Solved – Meaning of standard error of the coefficients in a regression model

Question

Recall the model for simple linear regression
$$
y_i = \beta_0 + \beta_1 x_i + \varepsilon_i.
$$

I am reading up on the standard error of the coefficients $\beta_0$ and $\beta_1$. As an experiment I generated some linear data using $\beta_0 = 1$ and $\beta_1 = 2$ and added some Gaussian noise with unit variance. So then when I fit the data the lm function and used the summary function to examine the model I have the following output:
\begin{align}
\hat \beta_0 & = 1.21054 \quad \text{with Std. Error} = 0.11508, \\
\hat \beta_1 & = 1.87723 \quad \text{with Std. Error} = 0.09844.
\end{align}

So how do I interpret the standard error values? For instance, take $\hat \beta_0$, precisely what is $0.11508$ telling me?

Obviously if I ran the simulation a second time, this time adding Gaussian noise with a higher amount of variance, the standard error would increase as the extra variance in the noise shows up as an increase in the standard error of the coefficients. But, if we consider the first simulation in isolation, then what does this value of $0.11508$ mean?

Answer 1

The standard error is the square root of an estimate of the sampling variability of $\hat\beta_j$ as an estimator of $\beta_j$, or $\sqrt{\widehat{Var}(\hat\beta_j)}$.

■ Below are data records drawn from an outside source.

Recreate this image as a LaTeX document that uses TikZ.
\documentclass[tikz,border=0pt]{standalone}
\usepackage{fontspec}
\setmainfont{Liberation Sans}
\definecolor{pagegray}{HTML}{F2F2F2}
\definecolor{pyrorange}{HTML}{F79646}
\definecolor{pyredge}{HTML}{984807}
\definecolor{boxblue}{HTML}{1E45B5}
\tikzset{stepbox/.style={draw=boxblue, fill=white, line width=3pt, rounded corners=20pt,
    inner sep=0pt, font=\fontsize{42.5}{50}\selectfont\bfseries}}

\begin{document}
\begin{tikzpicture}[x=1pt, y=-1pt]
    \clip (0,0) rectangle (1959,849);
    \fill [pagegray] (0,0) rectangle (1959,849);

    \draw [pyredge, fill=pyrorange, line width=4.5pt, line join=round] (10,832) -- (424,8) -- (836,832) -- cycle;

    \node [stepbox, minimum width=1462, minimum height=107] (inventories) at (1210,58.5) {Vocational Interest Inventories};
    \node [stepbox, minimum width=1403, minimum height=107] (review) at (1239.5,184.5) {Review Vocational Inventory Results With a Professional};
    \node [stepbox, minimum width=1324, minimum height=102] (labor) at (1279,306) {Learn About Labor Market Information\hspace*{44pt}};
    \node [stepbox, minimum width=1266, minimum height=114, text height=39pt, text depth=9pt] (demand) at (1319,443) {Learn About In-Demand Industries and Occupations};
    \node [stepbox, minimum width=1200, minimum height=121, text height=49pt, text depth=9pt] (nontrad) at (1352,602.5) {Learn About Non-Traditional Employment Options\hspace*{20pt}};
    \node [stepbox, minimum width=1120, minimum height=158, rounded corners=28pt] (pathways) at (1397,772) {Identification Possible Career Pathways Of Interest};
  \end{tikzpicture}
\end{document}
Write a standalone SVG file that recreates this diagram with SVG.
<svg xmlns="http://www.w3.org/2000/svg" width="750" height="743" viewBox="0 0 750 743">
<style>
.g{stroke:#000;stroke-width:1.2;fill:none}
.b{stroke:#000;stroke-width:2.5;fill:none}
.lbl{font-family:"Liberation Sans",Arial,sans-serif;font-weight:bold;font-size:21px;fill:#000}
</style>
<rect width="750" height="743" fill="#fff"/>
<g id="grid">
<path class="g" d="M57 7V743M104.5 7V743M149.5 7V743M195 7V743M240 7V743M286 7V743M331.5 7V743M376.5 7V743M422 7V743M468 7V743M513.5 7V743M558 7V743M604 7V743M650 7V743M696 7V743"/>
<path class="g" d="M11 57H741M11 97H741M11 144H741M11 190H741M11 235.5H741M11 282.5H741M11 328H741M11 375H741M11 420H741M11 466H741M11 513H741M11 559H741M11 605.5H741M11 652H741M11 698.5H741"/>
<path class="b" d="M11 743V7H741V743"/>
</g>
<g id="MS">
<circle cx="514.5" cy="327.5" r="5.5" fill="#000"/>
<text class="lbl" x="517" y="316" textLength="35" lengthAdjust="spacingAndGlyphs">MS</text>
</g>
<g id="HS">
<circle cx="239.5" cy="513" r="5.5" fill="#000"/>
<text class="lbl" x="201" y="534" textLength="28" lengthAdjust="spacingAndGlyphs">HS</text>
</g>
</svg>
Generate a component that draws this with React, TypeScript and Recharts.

As this is many things in one sentence, step-by-step:

1. "Square-root": should be self-explanatory, to turn a variance into a standard deviation (that turns out to be what we need in, for example, t-statistics and confidence intervals).
2. "$\hat\beta_j$ as an estimator of $\beta_j$": we use the LS estimator to estimate the unknown parameter $\beta_j$.
3. To do so, we make use of a sample from the underlying population. Had we drawn another sample (or were to draw a fresh one tomorrow, etc.) we would get another estimate $\hat\beta_j$. This is the source of sampling variability. We may summarize that variability through the variance, $Var(\hat\beta_j)$. An expression for this variance may be found, e.g., here.
4. "An estimate of the sampling variability": $Var(\hat\beta_j)$ depends on unknown quantities (like the variance of the Gaussian noise that you generated), which must therefore be estimated, as captured by the formula $\widehat{Var}(\hat\beta_j)$. A formula for this estimator is, for example, given here, or, more introductory, here.